Pragmatic Libertarian
Premium Member
Just so you know I'm not ignoring your post (which reflect much thought & effort), I did read it.
But I'm not much into arguing, & I just don't see potential for a conversation.
 

Penumbra

Veteran Member
Premium Member
Just so you know I'm not ignoring your post (which reflect much thought & effort), I did read it.
But I'm not much into arguing, & I just don't see potential for a conversation.
Ok, thanks for taking the time to debate in this thread.
 

dust1n

Zindīq
I'm only going by personal experience, but I think some of that depends on the skillfulness of supervisors. So far as I can see, most of the poor, when they do enter the workforce, tend to end up mismanaged. Basically, they get low-paid, largely untrained, and untalented supervisors.

Years ago, I used to do contractual training for employees, supervisors and/or managers of telemarketing centers. What I would do is contract with a call center to train either their sales force, their supervisors or their managers. I usually didn't contract to do all three -- at least not in the same contract. But what I noticed was, you could typically make the biggest difference in productivity by training the managers or the supervisors. There seemed to me at least two reasons for that.

First, there were numerous things they had the authority to do, but employees didn't have the authority to do. Second -- and more interesting -- if the call center was not making it's goals, the chances were very good most of the problems lay with the incompetence of its supervisors and managers. They didn't know how to run a call center -- some of them didn't even know the basic metrics used in the industry to identify problems and measure performance -- and, more importantly, they were clueless about people. They didn't know how to motivate them. They didn't know what it was key to do, and what they could pass on doing. They didn't know how to solve common employee problems.

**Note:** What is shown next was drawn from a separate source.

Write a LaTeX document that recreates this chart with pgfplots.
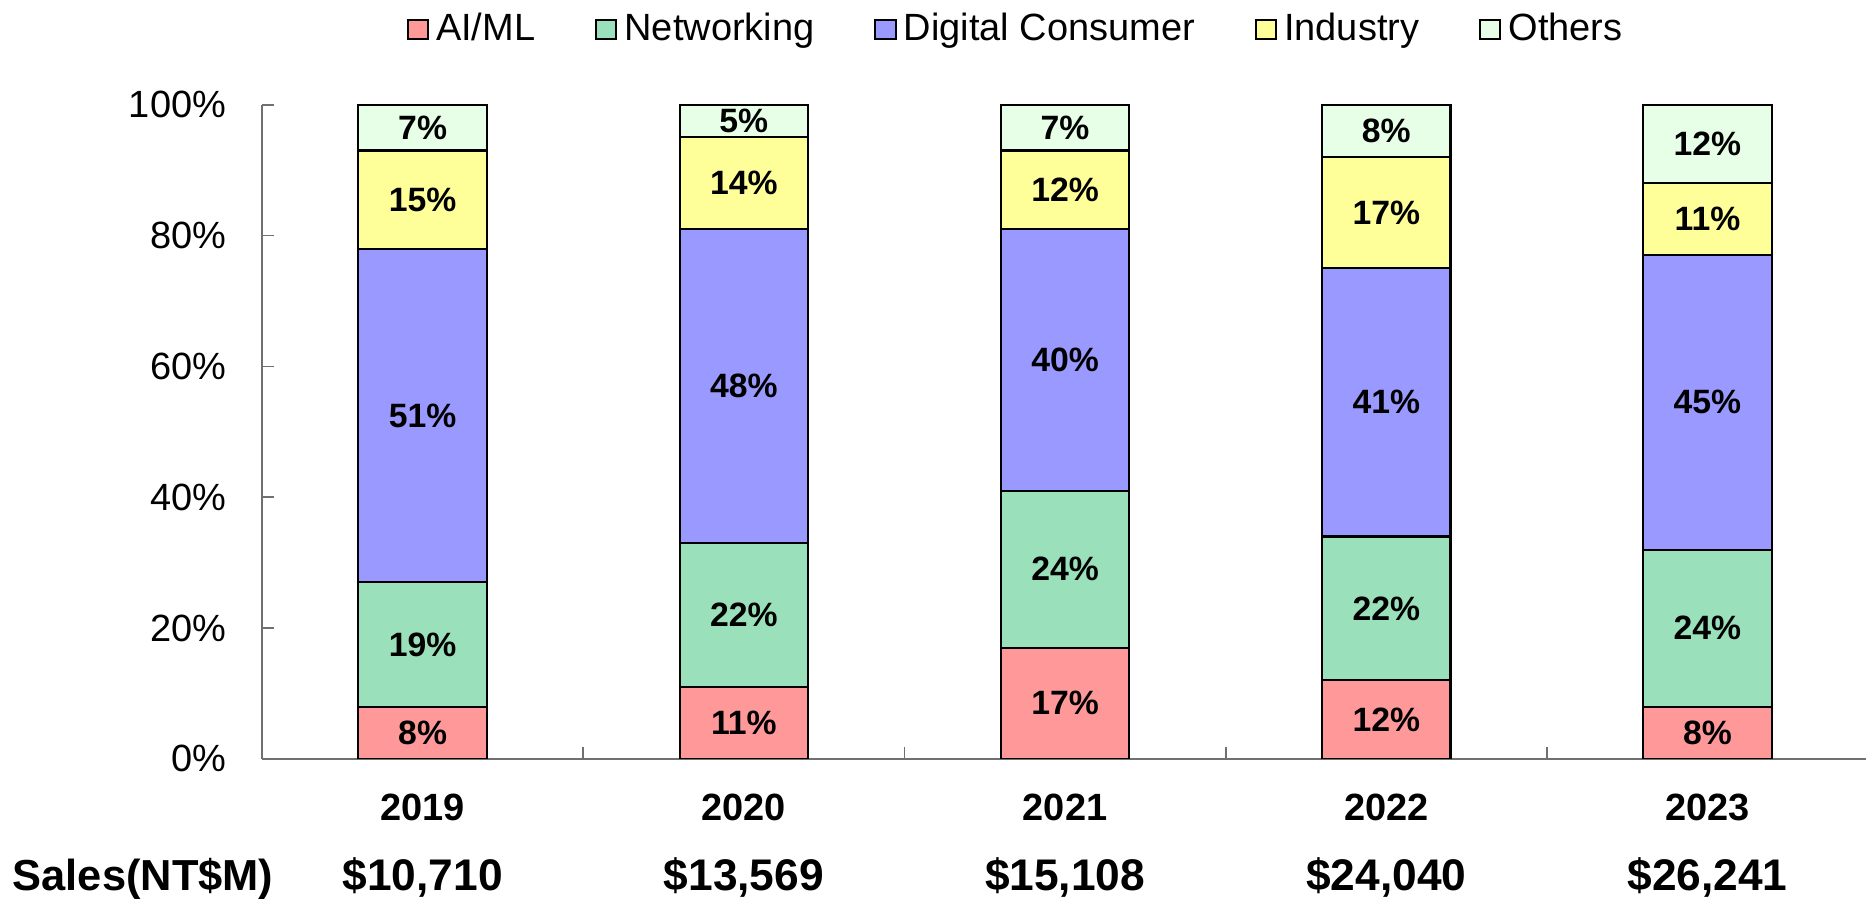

Oddly enough, the worse the management/supervisory team, the more the team blamed the employees. Only the very best said anything like, "I need to improve as a supervisor or manager." Most of them said, "I can't get good people".

As you might imagine, the labor pool for most forms of telemarketing was the working poor.

I was pretty successful at what I did, and once achieve a seven fold increase in sales -- but I had to replace the whole supervisory team to do it. They were intractable. So, I brought in new supervisors, but kept the same employees, and under the supervisors I trained, sales soared.

Having worked inbound data collection, inbound customer service & outbound sales, I can agree with you in some cases. I find it in teachers, or really anyone with authority. Sometimes people do a position justice. Sometimes supervisors do a position justice. I usually have found, at least with relations regarding the working poor, that the best option includes making the working environment a positive one. Working in restaurants for example, I've noticed that past the initial set up and training, a manager can pretty rest easy on their workers after a certain point, and still increase wages as time progresses. Constantly hounding employees lowers morale, and creates problems, which ultimately end up with high turn over rates. Workers, in a restaurant, and sometimes in a call center, can pretty much run their position autonomously after a decent amount of time.